There would appear to be no advantage in applying vacuum distillation to the distilling off of the volatile fractions from crude petroleum, as the temperatures at which the distillates come off are low and as extra condensers or scrubbers at atmospheric pressure would be required to retain the lighter vapours.

Fig. 151. - Steinschneider's vacuum distillation plant.

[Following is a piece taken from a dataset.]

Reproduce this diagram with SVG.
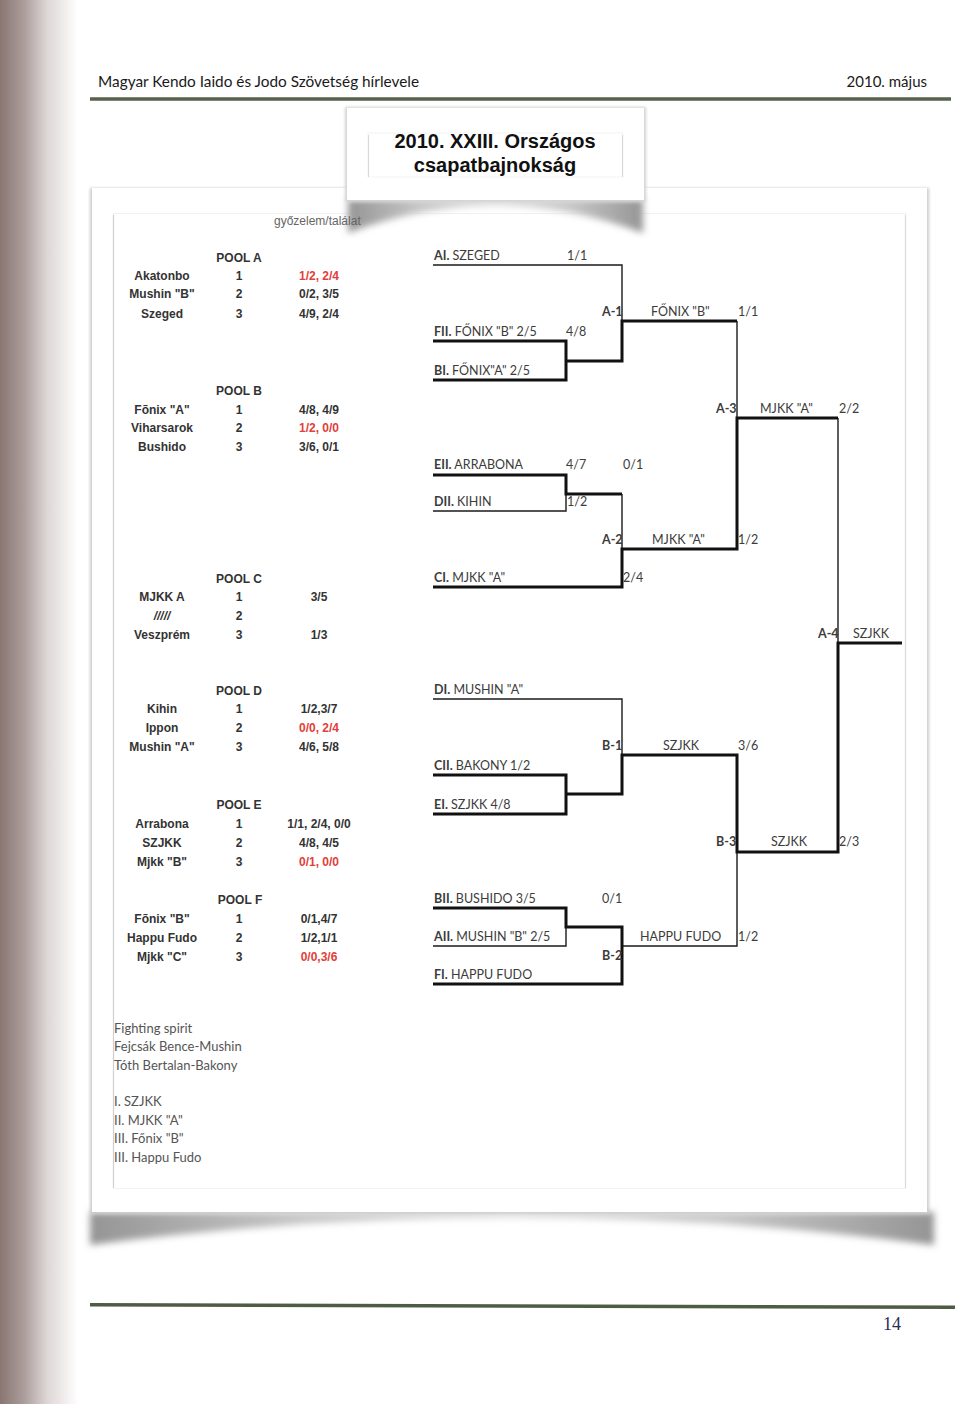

In this connection a few words concerning distillation and condensation at higher pressures may not be out of place. Distillation at high temperatures and under higher pressure is the principle involved in many patented processes for the cracking of petroleum. By such methods a partial decomposition of the heavier into the more valuable and lighter fractions is obtained. Such decomposition is, under these conditions, accompanied by increased losses owing to the formation of hydrogen and uncondensable gases, and the quality of the residue is also impaired owing to the formation of coke. Excessive coke formation is, indeed, one of the chief drawbacks of such systems. Systems of condensation under pressure are much in use for extracting further very volatile fractions from petroleum distillates, especially from the natural gas so often given off at the well heads, as natural gas may be regarded as the distillate from crude petroleum which comes off at the ordinary temperature. The volatile fractions so condensed are largely used for blending purposes in the United States and elsewhere, being usually termed "casinghead gasoline." In place of compression plants, absorption plants, using a gas oil or other relatively high boiling distillate as absorbing agent, are frequently employed. De Brey and the Bataafsche Petroleum Mij. (vide Eng. Pat. 123522 of 1919) have patented a plant for the distillation and rectification of such volatile liquids under pressure. The discussion of cracking processes, however, lies outside the scope of this volume.